### [Aim]
Leave out the pictures, and write out exactly the lines from the beginning of the material to the line holding "import plotly.graph_objects as go", that line included, and nothing else.

### [Provided data]
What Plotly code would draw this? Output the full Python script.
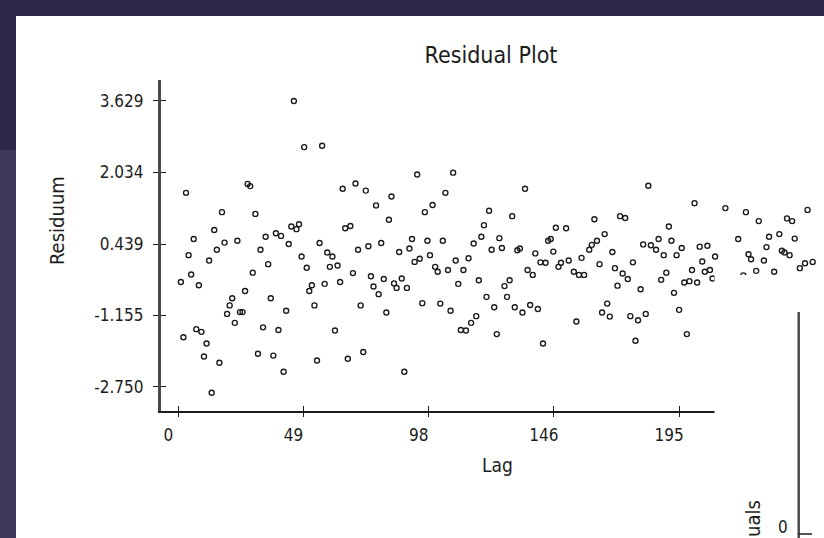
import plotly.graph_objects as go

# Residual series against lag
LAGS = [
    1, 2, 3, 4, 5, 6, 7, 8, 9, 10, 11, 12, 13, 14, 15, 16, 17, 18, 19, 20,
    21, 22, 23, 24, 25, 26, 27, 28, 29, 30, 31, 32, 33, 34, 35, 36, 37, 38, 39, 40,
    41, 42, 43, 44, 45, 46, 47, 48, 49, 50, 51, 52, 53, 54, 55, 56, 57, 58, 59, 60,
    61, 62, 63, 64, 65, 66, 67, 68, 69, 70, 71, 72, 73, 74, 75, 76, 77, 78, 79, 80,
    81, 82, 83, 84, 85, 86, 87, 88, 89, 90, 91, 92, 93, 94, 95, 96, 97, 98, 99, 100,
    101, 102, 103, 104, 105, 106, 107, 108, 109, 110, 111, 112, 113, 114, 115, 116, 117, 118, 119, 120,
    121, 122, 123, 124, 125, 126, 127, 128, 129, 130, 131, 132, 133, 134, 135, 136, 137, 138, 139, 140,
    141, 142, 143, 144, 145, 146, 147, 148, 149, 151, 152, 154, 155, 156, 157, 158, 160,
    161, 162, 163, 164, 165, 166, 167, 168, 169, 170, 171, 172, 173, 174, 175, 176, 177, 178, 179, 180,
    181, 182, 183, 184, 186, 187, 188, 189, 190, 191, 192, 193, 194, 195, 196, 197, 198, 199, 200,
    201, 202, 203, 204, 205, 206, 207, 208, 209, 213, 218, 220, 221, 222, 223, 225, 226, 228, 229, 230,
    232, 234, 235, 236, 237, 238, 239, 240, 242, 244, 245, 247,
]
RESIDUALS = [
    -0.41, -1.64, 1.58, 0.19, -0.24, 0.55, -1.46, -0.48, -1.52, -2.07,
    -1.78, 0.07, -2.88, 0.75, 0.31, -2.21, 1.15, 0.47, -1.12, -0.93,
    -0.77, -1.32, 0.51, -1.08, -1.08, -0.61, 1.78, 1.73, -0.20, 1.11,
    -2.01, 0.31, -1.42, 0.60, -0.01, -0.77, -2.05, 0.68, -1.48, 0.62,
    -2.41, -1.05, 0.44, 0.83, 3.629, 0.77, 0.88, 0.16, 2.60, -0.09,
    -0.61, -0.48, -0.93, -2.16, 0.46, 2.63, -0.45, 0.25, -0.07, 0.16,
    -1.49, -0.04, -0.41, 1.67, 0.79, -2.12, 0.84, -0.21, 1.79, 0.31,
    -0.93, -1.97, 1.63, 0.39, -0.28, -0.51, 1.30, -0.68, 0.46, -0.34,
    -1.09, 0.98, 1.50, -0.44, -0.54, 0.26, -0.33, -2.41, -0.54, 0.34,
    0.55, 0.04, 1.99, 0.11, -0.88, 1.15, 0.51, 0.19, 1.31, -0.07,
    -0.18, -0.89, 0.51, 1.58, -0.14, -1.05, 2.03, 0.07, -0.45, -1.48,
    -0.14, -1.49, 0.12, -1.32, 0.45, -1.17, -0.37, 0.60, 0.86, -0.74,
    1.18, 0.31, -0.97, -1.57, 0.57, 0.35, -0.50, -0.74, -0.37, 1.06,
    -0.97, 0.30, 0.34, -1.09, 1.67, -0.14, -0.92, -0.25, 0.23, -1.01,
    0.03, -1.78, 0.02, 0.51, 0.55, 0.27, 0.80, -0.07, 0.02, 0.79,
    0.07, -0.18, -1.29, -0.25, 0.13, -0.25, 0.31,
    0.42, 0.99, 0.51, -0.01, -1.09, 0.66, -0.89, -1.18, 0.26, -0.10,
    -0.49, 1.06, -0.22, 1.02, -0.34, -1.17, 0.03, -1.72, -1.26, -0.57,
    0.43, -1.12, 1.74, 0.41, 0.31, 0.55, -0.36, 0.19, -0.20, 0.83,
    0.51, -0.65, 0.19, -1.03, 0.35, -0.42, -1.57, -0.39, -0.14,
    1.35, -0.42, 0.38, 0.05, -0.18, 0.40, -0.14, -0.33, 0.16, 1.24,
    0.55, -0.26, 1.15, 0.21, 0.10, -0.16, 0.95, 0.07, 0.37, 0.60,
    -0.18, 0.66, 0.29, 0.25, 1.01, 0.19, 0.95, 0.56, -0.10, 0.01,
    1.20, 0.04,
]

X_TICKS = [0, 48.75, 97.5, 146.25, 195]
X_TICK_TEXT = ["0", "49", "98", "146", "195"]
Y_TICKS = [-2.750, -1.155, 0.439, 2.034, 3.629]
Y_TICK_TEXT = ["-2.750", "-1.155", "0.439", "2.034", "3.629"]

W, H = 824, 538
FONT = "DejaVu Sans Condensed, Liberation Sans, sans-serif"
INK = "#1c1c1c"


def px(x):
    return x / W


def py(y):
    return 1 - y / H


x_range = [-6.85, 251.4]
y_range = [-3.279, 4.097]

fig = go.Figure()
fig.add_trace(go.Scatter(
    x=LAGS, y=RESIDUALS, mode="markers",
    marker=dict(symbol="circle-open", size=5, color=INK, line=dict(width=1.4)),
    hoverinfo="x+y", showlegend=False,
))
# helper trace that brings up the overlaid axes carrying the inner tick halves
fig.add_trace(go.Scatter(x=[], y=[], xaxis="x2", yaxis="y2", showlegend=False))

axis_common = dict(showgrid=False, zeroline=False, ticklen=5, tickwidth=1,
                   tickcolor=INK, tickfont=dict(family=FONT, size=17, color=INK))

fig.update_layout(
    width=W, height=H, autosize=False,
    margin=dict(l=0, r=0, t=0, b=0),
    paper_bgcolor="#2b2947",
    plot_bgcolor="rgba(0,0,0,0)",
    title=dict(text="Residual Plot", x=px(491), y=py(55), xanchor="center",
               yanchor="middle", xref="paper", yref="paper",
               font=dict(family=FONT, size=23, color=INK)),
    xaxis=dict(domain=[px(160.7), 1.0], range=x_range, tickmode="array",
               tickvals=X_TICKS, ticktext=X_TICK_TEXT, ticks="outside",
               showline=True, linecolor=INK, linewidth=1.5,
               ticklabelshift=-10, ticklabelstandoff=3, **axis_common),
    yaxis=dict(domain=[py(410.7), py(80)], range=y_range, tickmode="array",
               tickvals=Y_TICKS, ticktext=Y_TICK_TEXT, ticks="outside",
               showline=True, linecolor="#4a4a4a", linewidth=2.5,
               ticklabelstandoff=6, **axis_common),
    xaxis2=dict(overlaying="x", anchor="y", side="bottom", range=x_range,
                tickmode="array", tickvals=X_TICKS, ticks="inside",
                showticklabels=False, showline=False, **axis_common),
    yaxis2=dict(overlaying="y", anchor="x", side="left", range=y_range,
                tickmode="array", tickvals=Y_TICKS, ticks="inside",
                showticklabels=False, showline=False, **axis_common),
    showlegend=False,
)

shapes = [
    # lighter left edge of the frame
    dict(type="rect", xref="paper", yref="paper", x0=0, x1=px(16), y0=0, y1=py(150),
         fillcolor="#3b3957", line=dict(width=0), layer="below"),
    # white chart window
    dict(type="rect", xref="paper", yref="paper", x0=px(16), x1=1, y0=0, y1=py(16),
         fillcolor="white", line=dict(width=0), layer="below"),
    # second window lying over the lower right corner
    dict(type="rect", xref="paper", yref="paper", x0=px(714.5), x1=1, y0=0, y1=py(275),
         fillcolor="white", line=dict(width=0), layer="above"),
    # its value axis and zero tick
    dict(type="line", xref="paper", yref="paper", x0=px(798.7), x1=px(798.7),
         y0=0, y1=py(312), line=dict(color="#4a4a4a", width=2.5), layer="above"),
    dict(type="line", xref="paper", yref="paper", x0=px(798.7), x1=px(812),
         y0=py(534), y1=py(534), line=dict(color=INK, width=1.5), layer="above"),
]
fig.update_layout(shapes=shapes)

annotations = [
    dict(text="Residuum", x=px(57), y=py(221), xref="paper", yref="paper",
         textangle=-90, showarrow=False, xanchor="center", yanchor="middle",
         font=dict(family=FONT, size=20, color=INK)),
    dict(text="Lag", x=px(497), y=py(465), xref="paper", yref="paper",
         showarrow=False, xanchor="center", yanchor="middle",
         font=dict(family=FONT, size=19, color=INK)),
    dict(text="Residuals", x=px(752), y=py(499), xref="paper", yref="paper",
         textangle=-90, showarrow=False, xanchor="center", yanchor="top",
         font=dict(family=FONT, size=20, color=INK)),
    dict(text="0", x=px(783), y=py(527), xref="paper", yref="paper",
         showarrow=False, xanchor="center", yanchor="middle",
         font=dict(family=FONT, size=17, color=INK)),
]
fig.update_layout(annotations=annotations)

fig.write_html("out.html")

### [Solved exercise]
What Plotly code would draw this? Output the full Python script.
import plotly.graph_objects as go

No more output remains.